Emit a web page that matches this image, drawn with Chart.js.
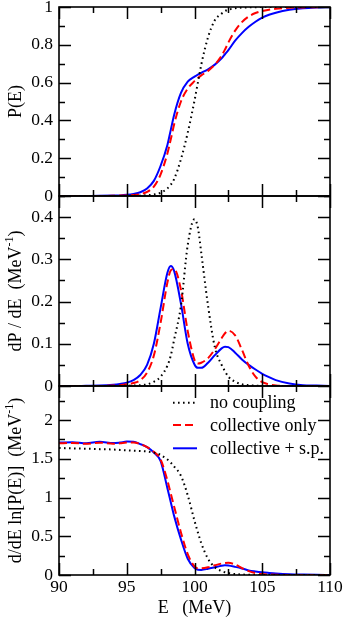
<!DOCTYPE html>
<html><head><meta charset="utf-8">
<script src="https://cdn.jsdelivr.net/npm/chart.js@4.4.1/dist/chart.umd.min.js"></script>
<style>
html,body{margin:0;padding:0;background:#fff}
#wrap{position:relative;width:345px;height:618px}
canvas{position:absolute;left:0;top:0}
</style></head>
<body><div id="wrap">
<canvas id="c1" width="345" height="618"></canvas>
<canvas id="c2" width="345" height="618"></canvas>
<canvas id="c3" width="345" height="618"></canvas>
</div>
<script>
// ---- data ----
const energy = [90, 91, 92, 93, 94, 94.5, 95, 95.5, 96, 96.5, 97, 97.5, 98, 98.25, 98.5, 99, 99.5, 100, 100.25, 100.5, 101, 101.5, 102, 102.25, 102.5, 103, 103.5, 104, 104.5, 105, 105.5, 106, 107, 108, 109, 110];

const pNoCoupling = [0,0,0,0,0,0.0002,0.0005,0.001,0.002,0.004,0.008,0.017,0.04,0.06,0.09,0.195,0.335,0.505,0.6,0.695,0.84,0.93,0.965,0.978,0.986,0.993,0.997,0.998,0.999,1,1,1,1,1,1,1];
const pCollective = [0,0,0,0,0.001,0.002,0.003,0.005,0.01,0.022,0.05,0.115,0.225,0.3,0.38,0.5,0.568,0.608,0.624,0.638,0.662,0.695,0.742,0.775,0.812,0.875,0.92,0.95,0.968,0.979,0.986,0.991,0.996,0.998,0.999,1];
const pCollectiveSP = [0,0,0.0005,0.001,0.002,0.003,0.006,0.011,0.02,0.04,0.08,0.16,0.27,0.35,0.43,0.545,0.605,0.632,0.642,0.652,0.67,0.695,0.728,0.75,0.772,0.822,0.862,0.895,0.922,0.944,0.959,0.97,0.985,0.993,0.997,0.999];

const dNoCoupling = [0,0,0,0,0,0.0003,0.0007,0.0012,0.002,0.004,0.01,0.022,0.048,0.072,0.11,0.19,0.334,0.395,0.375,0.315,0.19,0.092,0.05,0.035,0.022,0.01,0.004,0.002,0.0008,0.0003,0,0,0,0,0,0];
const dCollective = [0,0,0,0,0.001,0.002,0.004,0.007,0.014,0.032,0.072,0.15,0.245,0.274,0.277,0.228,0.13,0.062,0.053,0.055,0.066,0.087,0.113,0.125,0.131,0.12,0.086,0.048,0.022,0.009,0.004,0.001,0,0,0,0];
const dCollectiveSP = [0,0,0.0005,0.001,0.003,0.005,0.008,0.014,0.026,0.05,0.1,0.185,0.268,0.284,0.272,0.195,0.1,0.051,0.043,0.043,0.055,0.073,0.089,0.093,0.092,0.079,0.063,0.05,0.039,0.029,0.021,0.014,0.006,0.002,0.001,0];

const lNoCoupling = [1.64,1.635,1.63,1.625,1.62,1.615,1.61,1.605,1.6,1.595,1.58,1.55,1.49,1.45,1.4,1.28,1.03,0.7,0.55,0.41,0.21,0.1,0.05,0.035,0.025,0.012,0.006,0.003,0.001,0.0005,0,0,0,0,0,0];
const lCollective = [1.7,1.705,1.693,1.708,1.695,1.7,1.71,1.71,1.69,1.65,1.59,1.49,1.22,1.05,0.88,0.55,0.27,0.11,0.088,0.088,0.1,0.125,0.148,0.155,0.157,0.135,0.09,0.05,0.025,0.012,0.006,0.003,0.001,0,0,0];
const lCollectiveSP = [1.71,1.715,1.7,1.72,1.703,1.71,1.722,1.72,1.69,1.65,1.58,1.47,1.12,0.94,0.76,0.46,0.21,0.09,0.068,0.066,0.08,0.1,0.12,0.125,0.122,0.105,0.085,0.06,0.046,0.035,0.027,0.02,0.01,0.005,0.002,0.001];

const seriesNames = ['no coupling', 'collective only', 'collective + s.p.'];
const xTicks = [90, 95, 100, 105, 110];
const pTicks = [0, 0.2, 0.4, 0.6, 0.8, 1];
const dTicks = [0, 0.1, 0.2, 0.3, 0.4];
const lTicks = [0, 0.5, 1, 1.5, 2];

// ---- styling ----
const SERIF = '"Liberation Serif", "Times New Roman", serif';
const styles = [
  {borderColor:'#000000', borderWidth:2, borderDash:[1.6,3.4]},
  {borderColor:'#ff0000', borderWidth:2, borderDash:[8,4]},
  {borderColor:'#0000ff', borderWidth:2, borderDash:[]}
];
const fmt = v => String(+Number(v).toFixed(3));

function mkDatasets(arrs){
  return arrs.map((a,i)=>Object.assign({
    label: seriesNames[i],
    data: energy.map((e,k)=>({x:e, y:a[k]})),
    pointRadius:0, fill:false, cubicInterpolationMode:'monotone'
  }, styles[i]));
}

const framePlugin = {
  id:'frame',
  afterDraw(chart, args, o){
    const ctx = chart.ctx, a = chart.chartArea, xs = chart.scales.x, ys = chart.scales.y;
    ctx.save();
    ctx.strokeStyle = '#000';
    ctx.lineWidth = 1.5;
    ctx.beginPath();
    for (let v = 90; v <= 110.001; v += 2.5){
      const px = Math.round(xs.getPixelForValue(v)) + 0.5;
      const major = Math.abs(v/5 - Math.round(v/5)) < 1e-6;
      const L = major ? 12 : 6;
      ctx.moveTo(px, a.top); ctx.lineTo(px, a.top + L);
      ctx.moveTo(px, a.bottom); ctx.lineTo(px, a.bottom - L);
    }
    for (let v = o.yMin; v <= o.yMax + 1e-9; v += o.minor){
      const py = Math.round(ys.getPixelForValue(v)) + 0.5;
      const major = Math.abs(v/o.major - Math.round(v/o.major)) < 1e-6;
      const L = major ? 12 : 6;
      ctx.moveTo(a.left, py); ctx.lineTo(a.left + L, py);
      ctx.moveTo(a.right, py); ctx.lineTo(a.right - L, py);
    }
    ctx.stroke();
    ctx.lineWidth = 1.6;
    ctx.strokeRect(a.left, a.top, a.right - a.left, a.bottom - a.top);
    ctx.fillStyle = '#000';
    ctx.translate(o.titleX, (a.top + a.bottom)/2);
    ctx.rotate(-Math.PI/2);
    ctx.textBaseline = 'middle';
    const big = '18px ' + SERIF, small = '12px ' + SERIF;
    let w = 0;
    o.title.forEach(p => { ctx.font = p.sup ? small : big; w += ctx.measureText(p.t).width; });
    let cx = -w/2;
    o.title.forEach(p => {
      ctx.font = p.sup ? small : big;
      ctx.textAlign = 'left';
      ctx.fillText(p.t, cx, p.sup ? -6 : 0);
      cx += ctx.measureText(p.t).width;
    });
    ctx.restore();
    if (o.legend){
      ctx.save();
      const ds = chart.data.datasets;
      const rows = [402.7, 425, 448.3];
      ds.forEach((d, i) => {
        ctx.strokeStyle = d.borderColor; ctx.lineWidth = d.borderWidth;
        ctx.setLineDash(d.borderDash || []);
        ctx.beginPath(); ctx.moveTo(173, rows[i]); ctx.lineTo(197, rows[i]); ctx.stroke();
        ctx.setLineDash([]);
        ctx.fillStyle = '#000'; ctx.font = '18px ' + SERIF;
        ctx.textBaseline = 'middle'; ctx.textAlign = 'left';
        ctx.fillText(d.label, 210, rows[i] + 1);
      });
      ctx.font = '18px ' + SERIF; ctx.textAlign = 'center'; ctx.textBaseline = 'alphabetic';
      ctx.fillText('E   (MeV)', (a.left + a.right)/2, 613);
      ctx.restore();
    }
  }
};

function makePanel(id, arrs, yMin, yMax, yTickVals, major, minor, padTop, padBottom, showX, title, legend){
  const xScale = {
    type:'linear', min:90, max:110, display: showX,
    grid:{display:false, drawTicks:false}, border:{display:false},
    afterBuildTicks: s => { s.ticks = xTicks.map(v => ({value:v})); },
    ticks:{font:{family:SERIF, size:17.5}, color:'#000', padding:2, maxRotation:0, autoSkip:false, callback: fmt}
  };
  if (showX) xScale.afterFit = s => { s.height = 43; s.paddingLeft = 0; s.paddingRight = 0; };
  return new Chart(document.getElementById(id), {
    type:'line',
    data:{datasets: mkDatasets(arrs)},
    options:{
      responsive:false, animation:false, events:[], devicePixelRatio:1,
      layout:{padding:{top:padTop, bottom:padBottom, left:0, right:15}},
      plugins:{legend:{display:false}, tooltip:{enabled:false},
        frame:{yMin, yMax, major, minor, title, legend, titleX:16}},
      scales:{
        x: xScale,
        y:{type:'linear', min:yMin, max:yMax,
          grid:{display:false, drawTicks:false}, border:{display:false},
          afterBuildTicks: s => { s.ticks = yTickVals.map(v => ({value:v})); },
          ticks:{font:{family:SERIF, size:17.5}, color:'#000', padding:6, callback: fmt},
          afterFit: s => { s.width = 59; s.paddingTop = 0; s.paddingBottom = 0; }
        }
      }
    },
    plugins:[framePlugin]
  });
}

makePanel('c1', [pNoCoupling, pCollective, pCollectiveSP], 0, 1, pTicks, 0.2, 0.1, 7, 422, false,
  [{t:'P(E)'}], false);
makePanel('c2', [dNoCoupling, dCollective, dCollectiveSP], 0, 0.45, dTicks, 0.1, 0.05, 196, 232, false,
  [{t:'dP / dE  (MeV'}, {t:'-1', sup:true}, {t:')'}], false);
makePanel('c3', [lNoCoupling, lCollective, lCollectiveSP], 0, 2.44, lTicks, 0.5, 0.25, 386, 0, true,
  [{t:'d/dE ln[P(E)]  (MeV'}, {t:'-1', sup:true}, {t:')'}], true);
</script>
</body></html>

****

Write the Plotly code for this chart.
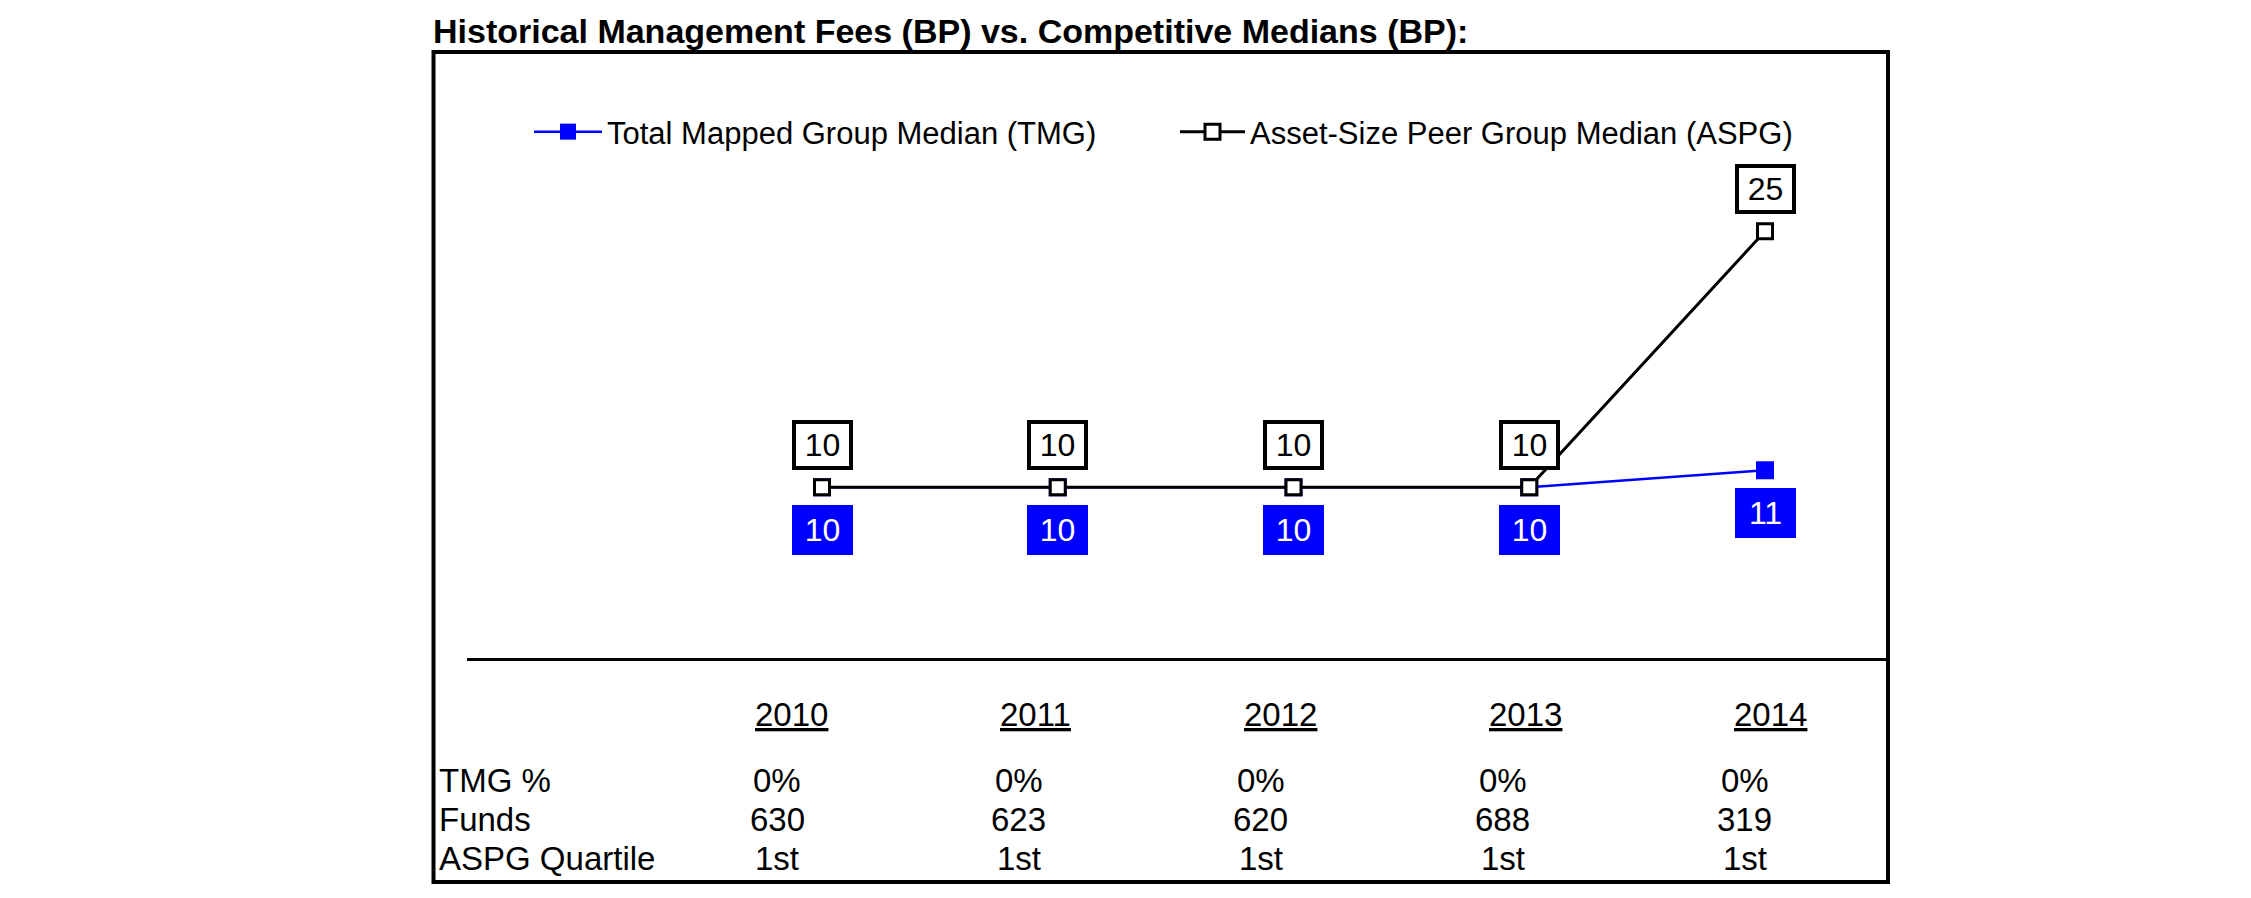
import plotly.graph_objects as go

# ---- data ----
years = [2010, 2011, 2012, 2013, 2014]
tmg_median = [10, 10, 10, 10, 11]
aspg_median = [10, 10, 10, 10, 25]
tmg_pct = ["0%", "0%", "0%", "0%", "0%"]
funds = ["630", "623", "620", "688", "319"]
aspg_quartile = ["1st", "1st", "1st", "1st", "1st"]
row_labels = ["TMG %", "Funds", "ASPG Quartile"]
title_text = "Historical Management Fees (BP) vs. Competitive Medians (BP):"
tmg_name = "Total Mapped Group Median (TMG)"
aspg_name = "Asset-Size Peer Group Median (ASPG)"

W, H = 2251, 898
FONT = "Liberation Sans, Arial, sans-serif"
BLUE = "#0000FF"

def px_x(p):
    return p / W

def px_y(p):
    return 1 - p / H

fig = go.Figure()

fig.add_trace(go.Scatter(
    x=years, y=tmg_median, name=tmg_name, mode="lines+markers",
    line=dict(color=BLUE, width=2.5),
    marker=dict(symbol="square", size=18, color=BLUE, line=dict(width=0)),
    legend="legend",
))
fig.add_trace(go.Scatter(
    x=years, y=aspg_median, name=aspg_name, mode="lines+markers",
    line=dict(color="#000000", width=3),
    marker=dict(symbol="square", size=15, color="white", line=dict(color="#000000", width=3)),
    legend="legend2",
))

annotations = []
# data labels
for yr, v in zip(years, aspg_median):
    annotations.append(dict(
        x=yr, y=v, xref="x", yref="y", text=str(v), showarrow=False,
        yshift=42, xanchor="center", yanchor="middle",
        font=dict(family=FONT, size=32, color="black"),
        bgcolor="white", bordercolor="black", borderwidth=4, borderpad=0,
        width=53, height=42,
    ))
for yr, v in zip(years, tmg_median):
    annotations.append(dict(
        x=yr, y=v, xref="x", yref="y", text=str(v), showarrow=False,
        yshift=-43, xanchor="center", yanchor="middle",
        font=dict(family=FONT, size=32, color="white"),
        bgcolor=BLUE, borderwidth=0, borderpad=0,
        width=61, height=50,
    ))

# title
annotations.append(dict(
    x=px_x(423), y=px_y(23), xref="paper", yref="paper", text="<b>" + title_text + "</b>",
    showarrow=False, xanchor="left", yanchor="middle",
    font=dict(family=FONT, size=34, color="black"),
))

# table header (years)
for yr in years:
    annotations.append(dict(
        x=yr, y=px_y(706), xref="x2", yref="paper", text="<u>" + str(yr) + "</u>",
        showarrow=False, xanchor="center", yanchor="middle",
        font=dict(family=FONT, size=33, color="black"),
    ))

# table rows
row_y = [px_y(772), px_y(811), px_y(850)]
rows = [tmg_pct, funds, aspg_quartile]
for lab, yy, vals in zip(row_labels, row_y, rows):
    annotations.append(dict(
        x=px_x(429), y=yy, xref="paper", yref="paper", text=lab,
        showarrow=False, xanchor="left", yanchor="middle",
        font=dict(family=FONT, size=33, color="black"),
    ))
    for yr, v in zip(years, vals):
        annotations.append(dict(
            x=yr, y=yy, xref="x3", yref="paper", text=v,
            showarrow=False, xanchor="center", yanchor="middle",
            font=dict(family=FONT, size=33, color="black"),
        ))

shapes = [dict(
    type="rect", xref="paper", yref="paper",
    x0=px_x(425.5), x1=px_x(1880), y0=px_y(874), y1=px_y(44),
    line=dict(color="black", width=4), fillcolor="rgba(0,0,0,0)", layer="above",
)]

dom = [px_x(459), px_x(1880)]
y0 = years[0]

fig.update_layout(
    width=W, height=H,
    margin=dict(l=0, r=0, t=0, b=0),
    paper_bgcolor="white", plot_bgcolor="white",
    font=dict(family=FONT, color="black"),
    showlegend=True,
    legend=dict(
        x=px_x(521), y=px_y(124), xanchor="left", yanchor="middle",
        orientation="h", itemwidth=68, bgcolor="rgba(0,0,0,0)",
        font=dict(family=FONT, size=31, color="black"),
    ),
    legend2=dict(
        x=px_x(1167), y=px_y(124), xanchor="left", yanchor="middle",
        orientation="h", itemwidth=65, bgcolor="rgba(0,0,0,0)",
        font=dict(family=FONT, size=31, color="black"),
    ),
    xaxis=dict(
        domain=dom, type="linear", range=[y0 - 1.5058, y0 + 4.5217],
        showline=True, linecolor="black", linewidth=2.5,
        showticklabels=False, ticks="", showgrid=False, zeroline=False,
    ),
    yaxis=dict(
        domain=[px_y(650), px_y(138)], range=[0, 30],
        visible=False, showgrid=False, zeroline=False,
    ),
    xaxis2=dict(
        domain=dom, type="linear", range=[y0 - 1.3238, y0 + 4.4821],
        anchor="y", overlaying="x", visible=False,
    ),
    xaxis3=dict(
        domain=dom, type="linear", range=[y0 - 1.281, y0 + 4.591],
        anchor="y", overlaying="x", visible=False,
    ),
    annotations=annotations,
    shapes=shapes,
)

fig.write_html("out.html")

****

→ **TASK DESCRIPTION**: From the records above, copy only the lines running from the line containing "Write the Plotly code for this chart." to the line containing "import plotly.graph_objects as go", both ends included. Leave the pictures out.

→ **TASK ANSWER**:
Write the Plotly code for this chart.
import plotly.graph_objects as go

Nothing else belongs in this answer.